-- START --

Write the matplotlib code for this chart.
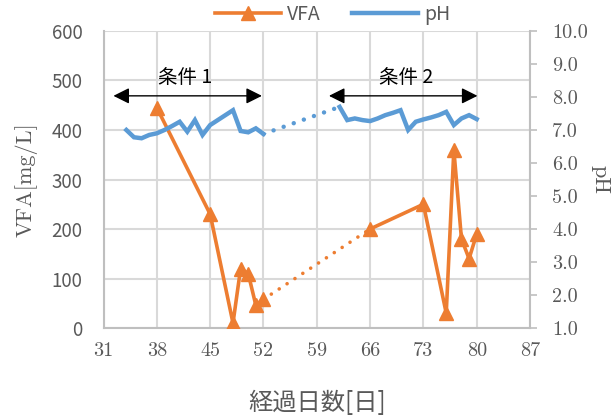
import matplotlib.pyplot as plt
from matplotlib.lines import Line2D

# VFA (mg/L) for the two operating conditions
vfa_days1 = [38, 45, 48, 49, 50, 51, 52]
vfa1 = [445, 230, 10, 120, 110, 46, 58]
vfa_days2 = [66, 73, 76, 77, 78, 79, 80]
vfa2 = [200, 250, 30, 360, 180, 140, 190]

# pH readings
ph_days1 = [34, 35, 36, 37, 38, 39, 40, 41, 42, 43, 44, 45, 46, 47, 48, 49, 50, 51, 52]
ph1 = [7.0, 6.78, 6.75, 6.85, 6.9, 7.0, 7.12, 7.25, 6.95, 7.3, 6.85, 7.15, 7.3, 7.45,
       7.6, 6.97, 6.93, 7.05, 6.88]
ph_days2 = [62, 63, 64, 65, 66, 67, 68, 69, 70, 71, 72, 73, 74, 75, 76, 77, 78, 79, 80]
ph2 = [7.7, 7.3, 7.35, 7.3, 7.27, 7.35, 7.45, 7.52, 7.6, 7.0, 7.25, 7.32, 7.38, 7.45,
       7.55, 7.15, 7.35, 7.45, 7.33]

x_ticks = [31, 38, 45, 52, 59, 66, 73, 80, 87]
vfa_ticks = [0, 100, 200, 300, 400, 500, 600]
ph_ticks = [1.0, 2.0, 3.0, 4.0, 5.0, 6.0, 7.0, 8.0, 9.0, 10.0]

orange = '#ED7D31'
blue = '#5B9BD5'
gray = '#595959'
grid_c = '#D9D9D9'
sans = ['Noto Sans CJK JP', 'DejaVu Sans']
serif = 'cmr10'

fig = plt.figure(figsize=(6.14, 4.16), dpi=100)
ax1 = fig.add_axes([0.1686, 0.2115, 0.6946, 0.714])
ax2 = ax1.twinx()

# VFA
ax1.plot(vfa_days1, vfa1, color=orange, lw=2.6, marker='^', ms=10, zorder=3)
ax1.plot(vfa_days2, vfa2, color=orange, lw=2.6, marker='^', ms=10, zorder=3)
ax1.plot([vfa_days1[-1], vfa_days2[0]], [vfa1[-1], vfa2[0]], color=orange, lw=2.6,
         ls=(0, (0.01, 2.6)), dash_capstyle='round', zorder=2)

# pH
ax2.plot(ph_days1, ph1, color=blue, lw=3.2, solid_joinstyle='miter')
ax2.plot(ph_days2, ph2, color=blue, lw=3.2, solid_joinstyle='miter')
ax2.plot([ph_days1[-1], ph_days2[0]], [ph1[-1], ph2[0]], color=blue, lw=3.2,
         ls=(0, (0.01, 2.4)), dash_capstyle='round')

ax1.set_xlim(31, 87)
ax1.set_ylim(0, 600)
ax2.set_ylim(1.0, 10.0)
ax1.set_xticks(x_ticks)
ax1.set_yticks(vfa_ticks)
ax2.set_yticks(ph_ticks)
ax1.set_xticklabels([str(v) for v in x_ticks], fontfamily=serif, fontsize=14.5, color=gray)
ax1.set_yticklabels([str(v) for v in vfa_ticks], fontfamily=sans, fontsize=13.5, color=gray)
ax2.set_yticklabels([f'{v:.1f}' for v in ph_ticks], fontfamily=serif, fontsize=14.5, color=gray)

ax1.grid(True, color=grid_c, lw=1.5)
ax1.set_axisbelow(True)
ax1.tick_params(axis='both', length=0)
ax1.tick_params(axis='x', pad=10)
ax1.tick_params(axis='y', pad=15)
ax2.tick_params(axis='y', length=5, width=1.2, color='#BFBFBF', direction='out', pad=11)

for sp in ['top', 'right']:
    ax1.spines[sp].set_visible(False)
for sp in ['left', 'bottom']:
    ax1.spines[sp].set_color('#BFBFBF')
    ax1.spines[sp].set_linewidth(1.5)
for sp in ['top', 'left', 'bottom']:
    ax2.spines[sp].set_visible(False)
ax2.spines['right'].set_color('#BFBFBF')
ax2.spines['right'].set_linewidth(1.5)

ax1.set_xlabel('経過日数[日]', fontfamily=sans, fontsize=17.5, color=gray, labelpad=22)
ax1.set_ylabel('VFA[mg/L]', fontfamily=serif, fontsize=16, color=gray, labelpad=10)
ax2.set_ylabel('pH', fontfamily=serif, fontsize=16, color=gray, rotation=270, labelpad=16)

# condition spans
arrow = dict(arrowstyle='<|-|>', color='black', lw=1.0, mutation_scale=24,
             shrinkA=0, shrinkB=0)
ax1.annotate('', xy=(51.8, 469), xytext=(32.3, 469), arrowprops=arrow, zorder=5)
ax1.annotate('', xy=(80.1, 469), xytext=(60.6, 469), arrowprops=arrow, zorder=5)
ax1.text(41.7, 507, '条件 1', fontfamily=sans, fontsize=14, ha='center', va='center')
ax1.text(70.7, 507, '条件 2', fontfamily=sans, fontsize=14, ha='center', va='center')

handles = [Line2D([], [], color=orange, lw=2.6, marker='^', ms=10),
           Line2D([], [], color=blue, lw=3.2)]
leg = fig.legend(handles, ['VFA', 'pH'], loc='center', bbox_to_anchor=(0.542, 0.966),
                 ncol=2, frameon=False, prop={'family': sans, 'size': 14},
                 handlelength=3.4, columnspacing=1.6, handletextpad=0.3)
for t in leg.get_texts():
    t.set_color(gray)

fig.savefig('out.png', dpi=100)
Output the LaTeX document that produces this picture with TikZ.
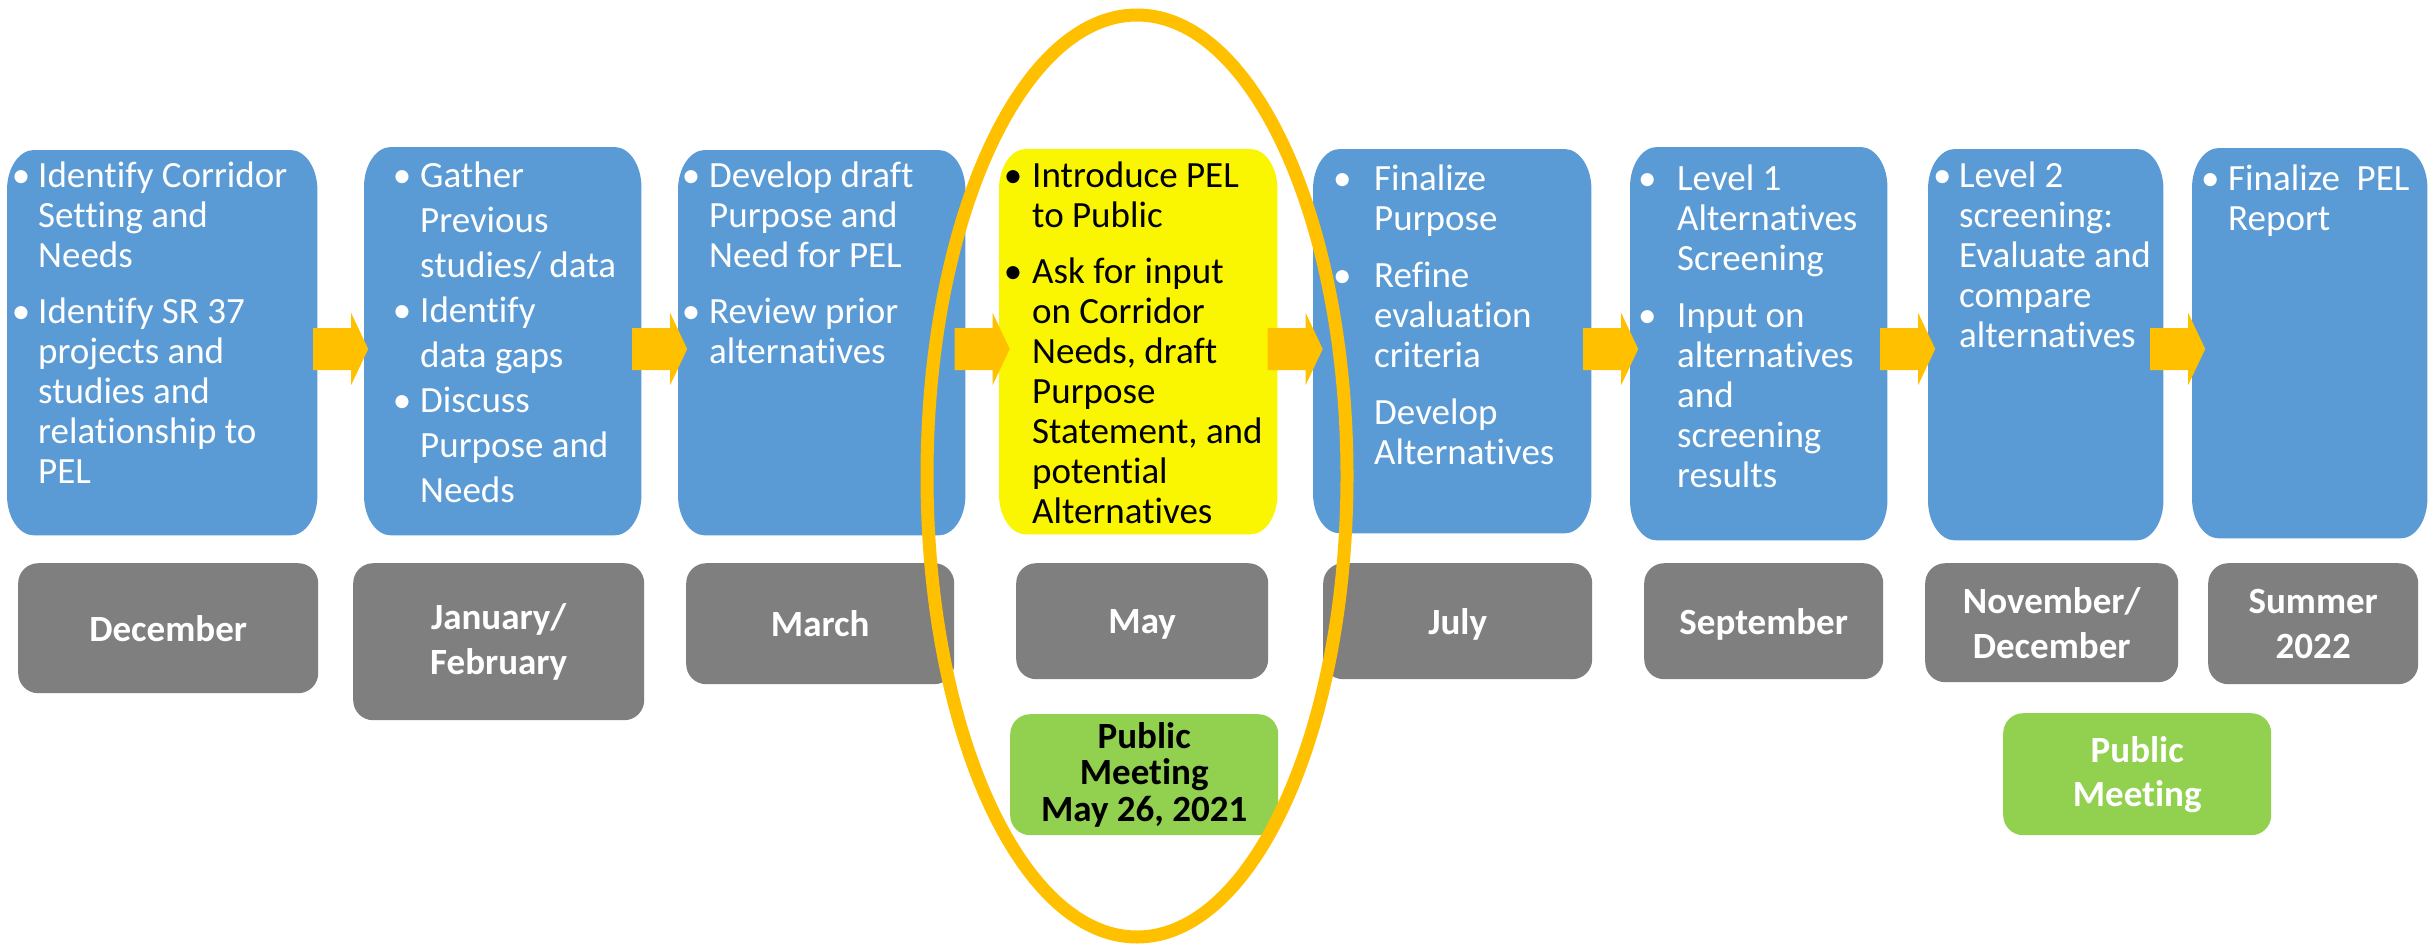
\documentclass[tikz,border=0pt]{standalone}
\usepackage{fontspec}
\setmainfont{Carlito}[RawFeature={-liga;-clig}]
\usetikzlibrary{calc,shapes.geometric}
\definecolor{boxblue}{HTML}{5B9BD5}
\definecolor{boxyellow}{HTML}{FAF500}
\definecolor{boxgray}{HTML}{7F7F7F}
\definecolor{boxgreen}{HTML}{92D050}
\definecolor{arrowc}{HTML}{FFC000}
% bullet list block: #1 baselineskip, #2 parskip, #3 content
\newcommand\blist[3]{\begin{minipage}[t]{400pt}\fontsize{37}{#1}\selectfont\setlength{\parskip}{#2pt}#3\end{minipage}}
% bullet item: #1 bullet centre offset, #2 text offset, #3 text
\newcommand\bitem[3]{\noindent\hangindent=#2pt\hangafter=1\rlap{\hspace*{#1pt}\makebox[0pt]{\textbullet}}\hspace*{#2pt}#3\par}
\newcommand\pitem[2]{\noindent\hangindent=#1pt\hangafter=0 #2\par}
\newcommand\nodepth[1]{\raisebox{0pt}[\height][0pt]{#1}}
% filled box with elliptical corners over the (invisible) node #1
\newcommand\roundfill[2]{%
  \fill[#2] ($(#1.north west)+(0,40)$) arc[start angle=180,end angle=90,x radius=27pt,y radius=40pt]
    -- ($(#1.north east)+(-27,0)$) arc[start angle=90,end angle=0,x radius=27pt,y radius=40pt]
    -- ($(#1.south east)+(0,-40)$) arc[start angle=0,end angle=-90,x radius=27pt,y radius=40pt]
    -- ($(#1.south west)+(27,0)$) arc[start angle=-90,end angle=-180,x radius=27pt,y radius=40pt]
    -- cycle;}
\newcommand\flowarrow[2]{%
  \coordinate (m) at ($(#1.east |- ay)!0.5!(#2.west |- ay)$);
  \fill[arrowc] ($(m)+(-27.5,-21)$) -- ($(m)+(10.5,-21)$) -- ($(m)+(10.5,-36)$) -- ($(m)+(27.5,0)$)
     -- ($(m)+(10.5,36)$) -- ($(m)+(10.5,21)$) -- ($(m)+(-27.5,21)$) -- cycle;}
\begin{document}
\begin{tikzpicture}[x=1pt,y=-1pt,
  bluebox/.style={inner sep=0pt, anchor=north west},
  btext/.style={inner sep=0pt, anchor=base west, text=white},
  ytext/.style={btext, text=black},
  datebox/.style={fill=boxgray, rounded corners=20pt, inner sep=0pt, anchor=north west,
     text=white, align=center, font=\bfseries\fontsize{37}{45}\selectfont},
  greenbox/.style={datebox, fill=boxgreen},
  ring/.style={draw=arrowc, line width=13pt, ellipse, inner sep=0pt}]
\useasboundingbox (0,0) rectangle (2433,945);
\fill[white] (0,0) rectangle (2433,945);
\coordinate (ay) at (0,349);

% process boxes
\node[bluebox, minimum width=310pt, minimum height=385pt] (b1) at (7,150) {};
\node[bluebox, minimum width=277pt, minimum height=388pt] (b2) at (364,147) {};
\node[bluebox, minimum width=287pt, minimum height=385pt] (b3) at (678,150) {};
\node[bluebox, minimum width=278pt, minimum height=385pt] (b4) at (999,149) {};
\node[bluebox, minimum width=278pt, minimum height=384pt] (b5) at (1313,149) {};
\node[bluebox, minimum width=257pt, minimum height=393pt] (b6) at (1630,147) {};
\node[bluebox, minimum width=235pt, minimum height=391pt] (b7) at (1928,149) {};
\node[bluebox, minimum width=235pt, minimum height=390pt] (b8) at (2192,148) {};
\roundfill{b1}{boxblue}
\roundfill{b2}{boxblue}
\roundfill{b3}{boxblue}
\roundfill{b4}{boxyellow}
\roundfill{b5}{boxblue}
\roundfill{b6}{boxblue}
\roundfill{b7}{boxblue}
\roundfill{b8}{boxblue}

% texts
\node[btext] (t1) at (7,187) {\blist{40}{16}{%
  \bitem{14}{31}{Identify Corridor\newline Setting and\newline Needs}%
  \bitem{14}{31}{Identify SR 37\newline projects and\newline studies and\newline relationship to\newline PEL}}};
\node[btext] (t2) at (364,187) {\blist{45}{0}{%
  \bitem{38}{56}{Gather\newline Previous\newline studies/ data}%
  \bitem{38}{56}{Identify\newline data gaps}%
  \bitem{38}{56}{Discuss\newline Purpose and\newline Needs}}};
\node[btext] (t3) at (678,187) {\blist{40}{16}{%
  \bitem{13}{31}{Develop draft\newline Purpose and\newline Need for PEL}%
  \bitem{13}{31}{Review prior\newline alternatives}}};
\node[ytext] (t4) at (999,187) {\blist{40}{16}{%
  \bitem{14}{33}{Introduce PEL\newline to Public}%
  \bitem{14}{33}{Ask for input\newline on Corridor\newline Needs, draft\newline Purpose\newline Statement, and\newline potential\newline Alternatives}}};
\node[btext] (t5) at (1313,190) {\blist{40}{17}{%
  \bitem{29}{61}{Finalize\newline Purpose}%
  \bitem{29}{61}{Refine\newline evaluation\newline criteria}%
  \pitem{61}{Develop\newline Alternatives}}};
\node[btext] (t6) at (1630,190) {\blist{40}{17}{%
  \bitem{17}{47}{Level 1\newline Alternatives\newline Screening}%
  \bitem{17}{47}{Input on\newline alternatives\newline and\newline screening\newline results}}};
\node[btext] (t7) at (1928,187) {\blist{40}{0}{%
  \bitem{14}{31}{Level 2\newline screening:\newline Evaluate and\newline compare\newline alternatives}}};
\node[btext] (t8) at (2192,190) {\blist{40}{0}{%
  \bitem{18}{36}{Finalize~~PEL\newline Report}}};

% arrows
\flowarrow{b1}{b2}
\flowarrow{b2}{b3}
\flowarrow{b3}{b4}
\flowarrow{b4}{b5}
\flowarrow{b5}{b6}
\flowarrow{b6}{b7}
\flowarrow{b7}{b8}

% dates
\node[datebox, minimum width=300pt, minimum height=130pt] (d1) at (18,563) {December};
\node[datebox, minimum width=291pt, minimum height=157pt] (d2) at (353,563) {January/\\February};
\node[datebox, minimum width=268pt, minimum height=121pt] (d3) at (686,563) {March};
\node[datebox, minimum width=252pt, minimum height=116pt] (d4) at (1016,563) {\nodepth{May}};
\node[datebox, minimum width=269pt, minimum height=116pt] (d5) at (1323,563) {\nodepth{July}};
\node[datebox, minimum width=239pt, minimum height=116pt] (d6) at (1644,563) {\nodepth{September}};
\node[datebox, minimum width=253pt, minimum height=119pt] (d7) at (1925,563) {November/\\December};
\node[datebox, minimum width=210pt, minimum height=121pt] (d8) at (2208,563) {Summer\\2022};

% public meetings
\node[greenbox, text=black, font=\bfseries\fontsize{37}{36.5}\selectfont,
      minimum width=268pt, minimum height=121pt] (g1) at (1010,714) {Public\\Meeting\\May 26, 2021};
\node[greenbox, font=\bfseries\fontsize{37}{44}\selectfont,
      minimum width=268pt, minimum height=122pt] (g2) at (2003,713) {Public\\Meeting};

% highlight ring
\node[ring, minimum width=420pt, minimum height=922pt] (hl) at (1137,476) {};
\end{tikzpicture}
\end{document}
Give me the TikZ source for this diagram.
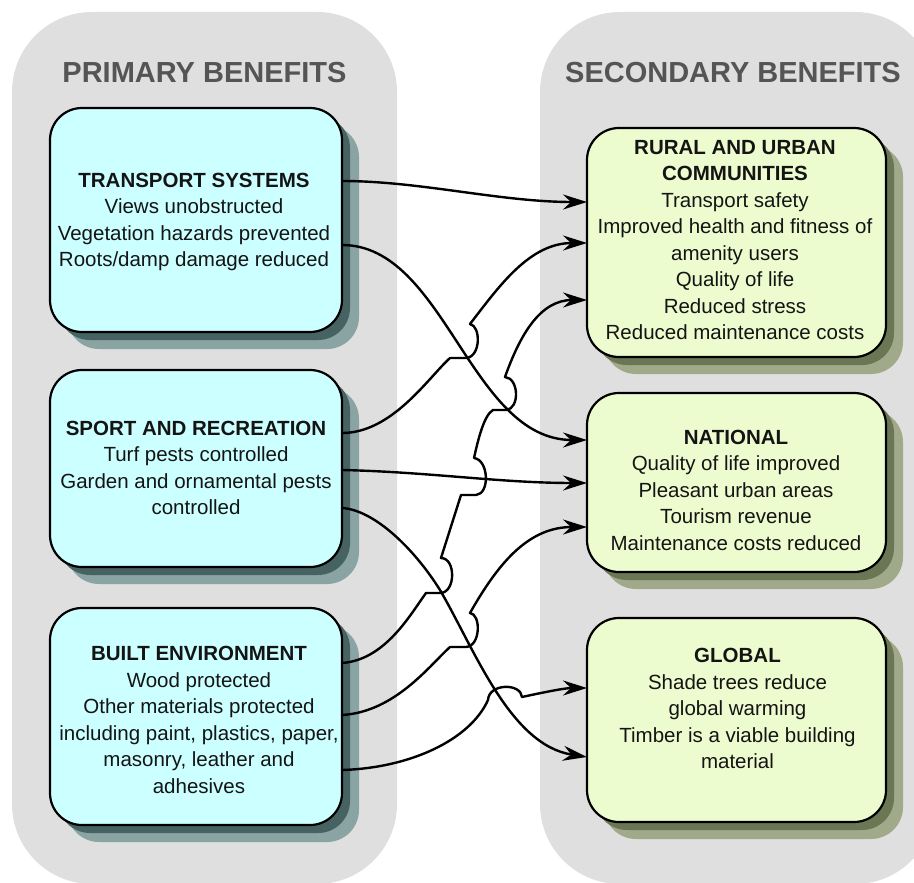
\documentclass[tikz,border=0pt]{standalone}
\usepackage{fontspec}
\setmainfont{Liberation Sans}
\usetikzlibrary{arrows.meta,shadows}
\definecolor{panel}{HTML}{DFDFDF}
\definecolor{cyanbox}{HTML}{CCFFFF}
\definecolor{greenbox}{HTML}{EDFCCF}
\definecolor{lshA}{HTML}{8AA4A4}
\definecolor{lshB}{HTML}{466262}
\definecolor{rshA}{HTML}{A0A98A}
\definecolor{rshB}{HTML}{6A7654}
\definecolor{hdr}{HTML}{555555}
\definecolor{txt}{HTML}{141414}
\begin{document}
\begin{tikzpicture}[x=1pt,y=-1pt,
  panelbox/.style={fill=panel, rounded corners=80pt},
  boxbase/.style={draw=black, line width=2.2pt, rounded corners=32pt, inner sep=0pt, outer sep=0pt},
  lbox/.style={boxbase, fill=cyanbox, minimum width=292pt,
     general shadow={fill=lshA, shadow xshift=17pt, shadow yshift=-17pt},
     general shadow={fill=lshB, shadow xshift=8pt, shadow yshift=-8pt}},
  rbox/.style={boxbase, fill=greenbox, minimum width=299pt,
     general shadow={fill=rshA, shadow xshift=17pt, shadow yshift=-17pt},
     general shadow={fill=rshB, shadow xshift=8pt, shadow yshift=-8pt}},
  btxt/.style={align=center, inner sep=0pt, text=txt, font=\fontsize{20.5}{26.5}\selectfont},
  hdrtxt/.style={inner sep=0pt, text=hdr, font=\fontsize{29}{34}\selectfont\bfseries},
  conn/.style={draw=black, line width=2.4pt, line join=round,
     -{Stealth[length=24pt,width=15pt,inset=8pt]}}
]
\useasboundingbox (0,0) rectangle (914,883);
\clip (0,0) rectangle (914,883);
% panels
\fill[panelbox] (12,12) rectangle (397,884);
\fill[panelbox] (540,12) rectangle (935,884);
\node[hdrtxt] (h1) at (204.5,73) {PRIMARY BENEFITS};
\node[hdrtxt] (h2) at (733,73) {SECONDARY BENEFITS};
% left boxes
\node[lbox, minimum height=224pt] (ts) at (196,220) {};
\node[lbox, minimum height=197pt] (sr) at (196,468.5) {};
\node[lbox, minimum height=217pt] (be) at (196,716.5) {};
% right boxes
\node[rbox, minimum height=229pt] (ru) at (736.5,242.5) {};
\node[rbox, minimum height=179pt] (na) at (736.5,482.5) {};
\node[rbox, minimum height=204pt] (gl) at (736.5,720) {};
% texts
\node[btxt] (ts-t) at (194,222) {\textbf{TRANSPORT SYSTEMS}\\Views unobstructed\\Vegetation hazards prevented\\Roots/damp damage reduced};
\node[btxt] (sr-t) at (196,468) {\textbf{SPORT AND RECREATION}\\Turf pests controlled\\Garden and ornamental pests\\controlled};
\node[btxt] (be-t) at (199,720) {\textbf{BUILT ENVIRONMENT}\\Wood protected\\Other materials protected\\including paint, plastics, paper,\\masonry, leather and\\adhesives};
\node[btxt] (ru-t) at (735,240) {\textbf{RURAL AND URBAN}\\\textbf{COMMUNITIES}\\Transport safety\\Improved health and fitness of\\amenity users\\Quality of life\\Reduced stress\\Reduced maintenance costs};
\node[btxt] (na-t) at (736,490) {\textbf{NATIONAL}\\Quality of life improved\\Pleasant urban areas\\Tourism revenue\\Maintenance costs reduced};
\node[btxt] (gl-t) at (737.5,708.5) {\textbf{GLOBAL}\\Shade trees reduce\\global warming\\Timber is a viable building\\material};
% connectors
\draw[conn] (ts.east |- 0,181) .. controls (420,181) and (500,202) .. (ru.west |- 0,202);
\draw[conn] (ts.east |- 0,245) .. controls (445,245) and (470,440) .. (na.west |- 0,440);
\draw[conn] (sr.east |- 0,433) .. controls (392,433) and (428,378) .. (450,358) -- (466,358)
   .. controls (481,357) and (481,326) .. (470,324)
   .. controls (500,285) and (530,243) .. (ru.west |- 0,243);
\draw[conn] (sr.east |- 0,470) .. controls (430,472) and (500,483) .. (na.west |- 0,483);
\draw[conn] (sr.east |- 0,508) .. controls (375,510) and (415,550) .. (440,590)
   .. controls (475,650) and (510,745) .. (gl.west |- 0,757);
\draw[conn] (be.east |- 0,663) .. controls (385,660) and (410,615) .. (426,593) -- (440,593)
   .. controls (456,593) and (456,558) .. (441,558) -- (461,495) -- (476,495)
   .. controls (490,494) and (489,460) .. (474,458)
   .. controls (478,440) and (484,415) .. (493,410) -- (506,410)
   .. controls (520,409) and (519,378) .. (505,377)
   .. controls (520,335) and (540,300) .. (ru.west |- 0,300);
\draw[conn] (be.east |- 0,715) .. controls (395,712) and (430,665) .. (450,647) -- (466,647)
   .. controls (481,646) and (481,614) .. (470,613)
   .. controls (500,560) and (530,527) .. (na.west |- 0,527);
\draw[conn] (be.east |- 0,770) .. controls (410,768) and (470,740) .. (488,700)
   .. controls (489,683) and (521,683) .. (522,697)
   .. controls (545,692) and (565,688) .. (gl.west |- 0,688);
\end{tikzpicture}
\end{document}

-- END --

--- Job ---
Give again, word for word, every line from the top of the data through the line with "vfa2 = [200, 250, 30, 360, 180, 140, 190]", both ends included, and exclude the pictures.

--- Exercise answer ---
Write the matplotlib code for this chart.
import matplotlib.pyplot as plt
from matplotlib.lines import Line2D

# VFA (mg/L) for the two operating conditions
vfa_days1 = [38, 45, 48, 49, 50, 51, 52]
vfa1 = [445, 230, 10, 120, 110, 46, 58]
vfa_days2 = [66, 73, 76, 77, 78, 79, 80]
vfa2 = [200, 250, 30, 360, 180, 140, 190]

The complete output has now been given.